Saturday 8 August 2015

Same-Sex Marriage: India Could Do Better

The recent US nation-wide legalization of same-sex marriage in June 2015 is undoubtedly a laudable step in the struggle for full equality for its LGBT+ citizens. How far does this move serve the LGBT+ masses of America? It would be impossible to succinctly expand on the types of marriage that have existed throughout human history, but an integral element (especially for the working classes), has been its role in ensuring economic security. So what about the economic security the working class LGBT+ in America, for whom in many states can be fired (and legally so) for being LGBT+? The prioritisation of same-sex marriage over livelihood security does not serve the most disadvantaged LGBT+, who cannot afford to migrate to a state where they are protected from workplace discrimination. What then, can India’s growing LGBT+ movement do better?

It is the bleak reality that the vast majority of gay women and men in the world still marry opposite-sex partners. Legalisation of same-sex marriage maybe a dream so distant for most LGBT+ people, who desperately require societal change before any change in law – such as not facing the risk of alienation or ‘shaming the family’ for coming out, or to not risk losing their job simply for falling in love with the ‘wrong’ sex. This is the reality of modern India, and many men and women in America today. It is then the failure of same-sex marriage advocates to consider the real life context and diversity of those LGBT+ citizens it purports to serve, that India’s LGBT+ movement could learn from. While these societal barriers in the US may be primarily religiously driven, India clearly has much more to contend with.

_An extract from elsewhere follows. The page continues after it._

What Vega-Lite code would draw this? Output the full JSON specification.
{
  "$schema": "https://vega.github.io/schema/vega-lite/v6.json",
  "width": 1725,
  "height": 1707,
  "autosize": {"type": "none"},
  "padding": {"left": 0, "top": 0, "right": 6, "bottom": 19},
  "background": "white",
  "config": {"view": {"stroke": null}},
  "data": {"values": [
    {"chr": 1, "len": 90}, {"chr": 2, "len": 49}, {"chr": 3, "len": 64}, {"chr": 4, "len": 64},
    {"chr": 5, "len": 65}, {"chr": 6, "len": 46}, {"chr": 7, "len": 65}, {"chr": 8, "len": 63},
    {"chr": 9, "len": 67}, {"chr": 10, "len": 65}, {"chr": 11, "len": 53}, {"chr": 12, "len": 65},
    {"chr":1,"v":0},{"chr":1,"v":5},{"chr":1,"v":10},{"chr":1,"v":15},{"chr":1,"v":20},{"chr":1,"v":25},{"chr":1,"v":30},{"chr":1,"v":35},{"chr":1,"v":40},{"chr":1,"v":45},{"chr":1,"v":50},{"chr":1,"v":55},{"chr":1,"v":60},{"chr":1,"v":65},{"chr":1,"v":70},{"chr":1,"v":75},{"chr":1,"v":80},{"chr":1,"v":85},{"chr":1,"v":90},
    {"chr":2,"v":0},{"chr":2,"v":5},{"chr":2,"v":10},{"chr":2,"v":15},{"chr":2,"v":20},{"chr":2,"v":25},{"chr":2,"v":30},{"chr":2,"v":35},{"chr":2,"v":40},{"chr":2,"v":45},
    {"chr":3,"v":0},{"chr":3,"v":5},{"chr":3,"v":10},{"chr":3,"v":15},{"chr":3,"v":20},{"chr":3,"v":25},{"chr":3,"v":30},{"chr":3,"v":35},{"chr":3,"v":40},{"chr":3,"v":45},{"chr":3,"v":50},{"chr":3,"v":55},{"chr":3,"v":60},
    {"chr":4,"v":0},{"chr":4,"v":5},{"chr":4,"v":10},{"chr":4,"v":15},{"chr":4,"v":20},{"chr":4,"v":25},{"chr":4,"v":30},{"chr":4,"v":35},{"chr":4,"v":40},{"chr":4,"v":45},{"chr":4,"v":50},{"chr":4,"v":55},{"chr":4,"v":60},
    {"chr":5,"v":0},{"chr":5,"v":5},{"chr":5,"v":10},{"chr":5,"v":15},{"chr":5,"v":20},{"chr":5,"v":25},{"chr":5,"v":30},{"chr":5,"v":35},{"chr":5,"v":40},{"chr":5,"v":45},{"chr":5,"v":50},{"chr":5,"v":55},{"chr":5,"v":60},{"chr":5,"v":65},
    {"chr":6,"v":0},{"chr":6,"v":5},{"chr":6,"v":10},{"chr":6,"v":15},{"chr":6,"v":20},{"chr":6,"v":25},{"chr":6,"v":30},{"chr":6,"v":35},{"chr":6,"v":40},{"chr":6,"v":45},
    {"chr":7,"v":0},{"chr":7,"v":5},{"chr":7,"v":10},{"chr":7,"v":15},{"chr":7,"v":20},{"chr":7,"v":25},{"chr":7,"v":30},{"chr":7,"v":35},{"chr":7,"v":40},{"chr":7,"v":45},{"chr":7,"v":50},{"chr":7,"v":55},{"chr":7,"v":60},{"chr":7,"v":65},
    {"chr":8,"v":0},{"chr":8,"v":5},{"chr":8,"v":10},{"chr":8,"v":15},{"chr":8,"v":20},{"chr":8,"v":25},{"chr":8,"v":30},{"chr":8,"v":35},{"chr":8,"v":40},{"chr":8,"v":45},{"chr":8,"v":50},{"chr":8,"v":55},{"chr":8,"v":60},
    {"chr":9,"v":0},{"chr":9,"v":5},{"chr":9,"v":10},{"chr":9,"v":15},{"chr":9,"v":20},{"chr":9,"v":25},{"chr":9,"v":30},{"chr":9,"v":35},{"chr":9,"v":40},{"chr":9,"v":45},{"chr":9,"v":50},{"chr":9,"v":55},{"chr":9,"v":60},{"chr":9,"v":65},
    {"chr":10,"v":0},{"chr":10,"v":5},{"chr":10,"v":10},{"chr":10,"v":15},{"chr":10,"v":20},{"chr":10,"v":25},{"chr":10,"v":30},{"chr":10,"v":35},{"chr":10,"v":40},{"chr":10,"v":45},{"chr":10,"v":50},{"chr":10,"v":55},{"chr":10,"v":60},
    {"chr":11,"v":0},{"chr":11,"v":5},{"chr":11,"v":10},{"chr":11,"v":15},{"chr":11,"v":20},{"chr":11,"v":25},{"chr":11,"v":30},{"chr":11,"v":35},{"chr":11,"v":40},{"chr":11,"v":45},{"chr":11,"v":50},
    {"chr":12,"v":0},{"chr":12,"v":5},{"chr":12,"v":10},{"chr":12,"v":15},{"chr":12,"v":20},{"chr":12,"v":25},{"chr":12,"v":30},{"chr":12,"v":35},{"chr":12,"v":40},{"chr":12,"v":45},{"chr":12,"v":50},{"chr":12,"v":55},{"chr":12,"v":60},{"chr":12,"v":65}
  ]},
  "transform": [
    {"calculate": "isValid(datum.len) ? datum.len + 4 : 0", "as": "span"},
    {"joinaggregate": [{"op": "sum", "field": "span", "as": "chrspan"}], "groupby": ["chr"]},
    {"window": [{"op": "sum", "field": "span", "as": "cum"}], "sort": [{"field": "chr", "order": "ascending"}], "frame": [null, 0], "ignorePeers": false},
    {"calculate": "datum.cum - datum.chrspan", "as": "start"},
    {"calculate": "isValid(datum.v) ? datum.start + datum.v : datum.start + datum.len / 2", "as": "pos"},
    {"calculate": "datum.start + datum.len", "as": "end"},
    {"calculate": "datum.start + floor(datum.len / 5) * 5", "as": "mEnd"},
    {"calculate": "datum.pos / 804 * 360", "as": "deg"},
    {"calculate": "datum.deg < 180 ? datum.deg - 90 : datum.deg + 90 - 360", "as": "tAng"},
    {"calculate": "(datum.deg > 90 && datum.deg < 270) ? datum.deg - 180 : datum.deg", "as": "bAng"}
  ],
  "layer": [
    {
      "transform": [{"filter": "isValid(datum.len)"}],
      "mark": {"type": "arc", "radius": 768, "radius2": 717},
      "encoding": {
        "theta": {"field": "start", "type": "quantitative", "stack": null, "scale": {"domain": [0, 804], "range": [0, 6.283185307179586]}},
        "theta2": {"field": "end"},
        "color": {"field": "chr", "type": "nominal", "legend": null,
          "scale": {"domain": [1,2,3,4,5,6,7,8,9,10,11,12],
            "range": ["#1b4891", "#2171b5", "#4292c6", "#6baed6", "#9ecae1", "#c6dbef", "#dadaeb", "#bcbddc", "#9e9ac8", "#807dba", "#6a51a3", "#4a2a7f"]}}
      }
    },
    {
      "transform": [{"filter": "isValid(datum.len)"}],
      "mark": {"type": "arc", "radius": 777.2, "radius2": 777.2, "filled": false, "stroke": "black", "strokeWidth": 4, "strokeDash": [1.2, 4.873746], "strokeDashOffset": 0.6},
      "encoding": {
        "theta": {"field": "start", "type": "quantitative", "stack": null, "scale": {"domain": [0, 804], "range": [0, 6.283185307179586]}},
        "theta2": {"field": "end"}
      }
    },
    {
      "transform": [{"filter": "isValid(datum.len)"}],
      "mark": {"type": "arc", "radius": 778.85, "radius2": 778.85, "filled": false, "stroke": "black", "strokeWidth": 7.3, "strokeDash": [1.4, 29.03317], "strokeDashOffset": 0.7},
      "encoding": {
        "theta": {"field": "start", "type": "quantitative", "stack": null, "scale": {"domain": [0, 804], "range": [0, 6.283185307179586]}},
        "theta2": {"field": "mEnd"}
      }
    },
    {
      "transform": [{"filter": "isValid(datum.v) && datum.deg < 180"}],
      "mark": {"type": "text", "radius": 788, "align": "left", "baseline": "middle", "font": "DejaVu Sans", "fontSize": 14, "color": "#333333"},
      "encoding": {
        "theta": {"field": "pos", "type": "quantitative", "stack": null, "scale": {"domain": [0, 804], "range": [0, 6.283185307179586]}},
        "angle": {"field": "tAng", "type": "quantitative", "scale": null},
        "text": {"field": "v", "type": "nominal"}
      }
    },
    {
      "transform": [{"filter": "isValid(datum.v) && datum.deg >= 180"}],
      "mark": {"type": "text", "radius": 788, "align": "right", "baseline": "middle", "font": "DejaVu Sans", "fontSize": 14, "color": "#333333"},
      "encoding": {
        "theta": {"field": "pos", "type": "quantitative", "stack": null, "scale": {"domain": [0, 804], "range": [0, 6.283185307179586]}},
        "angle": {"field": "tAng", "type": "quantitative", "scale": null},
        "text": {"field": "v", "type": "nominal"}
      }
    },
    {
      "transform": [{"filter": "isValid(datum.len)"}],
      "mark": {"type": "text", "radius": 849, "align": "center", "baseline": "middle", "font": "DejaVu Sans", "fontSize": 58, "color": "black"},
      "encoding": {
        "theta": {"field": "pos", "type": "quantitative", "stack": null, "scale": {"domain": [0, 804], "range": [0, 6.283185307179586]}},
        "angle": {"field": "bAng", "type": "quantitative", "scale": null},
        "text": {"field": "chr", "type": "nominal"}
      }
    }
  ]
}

An example of how not to do it is Celina Jaitley’s American-style gay-liberation. As part of the UN’s ‘Free and Equal’ campaign, her video features a male, fair-skinned, seemingly-wealthy same-sex Indian couple who are quickly accepted by their family at their wedding – it gets a plus point for using Hindi rather than English, but the portrayal is of the least marginalised of LGBT+ in India. Would a female same-sex couple with a darker complexion, one perhaps from a Scheduled Caste and the other a Muslim, have shaken up India too much? Heterosexual India needs to be enlightened as to the reality of LGBT+ India around them, rather than confining LGBT+ people to a Bollywood prototype. I digress to accept that films like Dostana, with its underlying message of gay-acceptance, may provide a starting point for LGBT+ sensitisation, but we must ask the question: in a highly diverse, class and caste-structured society like India, can these efforts translate into meaningful change for all LGBT+ people?

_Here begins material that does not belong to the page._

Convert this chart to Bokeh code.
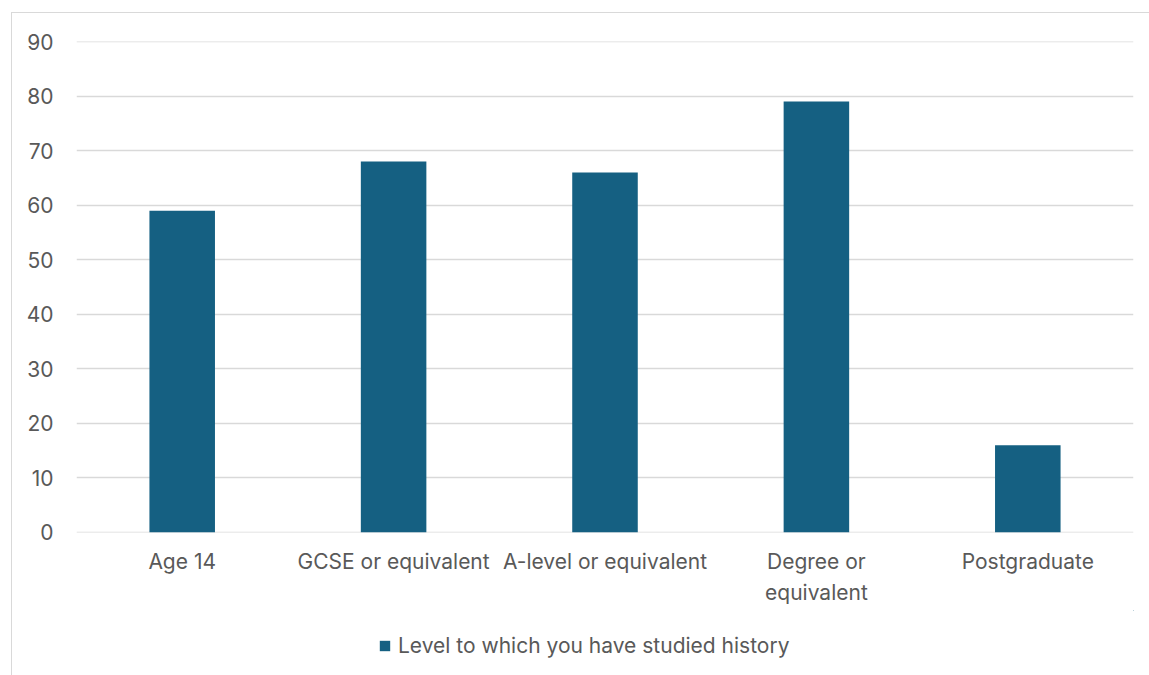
from bokeh.plotting import figure
from bokeh.layouts import column
from bokeh.models import ColumnDataSource, Range1d, Legend, LegendItem, FixedTicker
from bokeh.embed import file_html
from bokeh.resources import INLINE

# Survey answers: level to which respondents studied history
levels = ["Age 14", "GCSE or equivalent", "A-level or equivalent",
          "Degree or\nequivalent", "Postgraduate"]
counts = [59, 68, 66, 79, 16]
y_ticks = [0, 10, 20, 30, 40, 50, 60, 70, 80, 90]
series_name = "Level to which you have studied history"

BAR = "#156082"
GRID = "#d9d9d9"
TEXT = "#595959"
FONT = "Inter"
FSIZE = "21px"

source = ColumnDataSource(dict(level=levels, count=counts))

# ---- bar chart -------------------------------------------------------------
p = figure(
    x_range=levels, y_range=Range1d(-0.02, 90.02),
    frame_width=1057, frame_height=491,
    output_backend="svg", toolbar_location=None,
    min_border_left=76, min_border_right=16,
    min_border_top=41, min_border_bottom=78,
)
p.border_fill_alpha = 0
p.outline_line_color = None
p.background_fill_color = "white"

bars = p.vbar(x="level", top="count", width=0.31, bottom=0, source=source,
              fill_color=BAR, line_color=None)

# value axis: labels only, gridlines every 10
p.yaxis.ticker = FixedTicker(ticks=y_ticks)
p.yaxis.axis_line_color = None
p.yaxis.major_tick_line_color = None
p.yaxis.minor_tick_line_color = None
p.yaxis.major_label_standoff = 17
p.yaxis.major_label_text_font = FONT
p.yaxis.major_label_text_font_size = FSIZE
p.yaxis.major_label_text_color = TEXT

p.ygrid.ticker = FixedTicker(ticks=y_ticks)
p.ygrid.grid_line_color = GRID
p.ygrid.grid_line_width = 1.3
p.xgrid.grid_line_color = None

# category axis
p.xaxis.axis_line_color = None
p.xaxis.major_tick_line_color = None
p.xaxis.minor_tick_line_color = None
p.xaxis.major_label_standoff = 10
p.xaxis.major_label_text_font = FONT
p.xaxis.major_label_text_font_size = FSIZE
p.xaxis.major_label_text_color = TEXT
p.xaxis.major_label_text_line_height = 1.25

# ---- legend strip underneath -----------------------------------------------
leg = figure(
    width=1149, height=65, x_range=Range1d(0, 1), y_range=Range1d(0, 1),
    x_axis_location=None, y_axis_location=None,
    output_backend="svg", toolbar_location=None, min_border=0,
)
leg.grid.visible = False
leg.outline_line_color = None
leg.background_fill_alpha = 0
leg.border_fill_alpha = 0
# same series as zero-height bars outside this strip's view; only the swatch shows
swatch = leg.vbar(x="count", top="count", bottom="count", width=0.31, source=source,
                  fill_color=BAR, line_color=None)

legend = Legend(
    items=[LegendItem(label=series_name, renderers=[swatch])],
    location=(302, 17), orientation="horizontal",
    label_text_font=FONT, label_text_font_size=FSIZE, label_text_color=TEXT,
    glyph_width=13, glyph_height=13, label_standoff=7,
    padding=0, margin=0, border_line_color=None, background_fill_alpha=0,
)
leg.add_layout(legend, "center")

# thin grey chart-area border 11px in / 12px down, behind both transparent canvases
layout = column(p, leg, spacing=0, styles={
    "background": (
        f"linear-gradient({GRID},{GRID}) 11px 12px / 1px 100% no-repeat, "
        f"linear-gradient({GRID},{GRID}) 11px 12px / 100% 1px no-repeat, white"
    )
})

open("out.html", "w").write(file_html(layout, INLINE))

Using cinema to promote LGBT+ acceptance through male, same-sex love marriages among economically advantaged Indians serves to confine issues to the world of cinema alone, especially in a society where heterosexuals are also expected to self-sacrifice in deciding their marriage partner. Self-sacrifice is a wonderful value that many western countries can borrow from India, but without the excesses that produce relationships for the sake of reputation and economics. It is then the duty of the LGBT+ movement to target the real barriers that produce the oppression and stigmatisation of LGBT+ in India; marriage, love and happiness are inadequate solutions for a far more complex context. It is only when the barriers are both identified and targeted can India really achieve an LGBT+ movement that rivals the USA, rather than imitating it. This will serve to create a strong, effective movement with a lasting change. It is the wider social biases that are carried through into the LGBT+ movement that serve to detriment, fragment and serve a small minority of LGBT+ in India

The first step is to celebrate the diversity of India’s LGBT+, like the auto-walas, office-professionals, dark and light skinned, Sikhs, Muslims, Hindus and Atheists, Scheduled Castes and Tribes, Rich and Poor. The second step is not to simplify the cultural barriers as only being unique to LGBT+ people – there is a necessity to recognise both the narrative of the immorality/culture/sin and shame connected to homosexuality but also the connection with the restrictions placed on how non-LGBT+ people are expected to live. Repetitive American Bollywood-esque platitudes like Celina Jaitley’s, no matter how positive her intentions are, neglect the diversity and opportunity that India’s LGBT+ citizens have to set a precedent for engagement and inclusively, and to develop a movement that is truly transformative.

As a non-Indian, I admittedly uncomfortable. I hasten to pontificate and lecture on how liberation should look to those who need it – and beyond the call to recognise diversity (a foundational value of all well-meaning social movements), it is up to every single LGBT+ person in India to decide what needs to take place. To phrase it quite simply: India can do much, much better.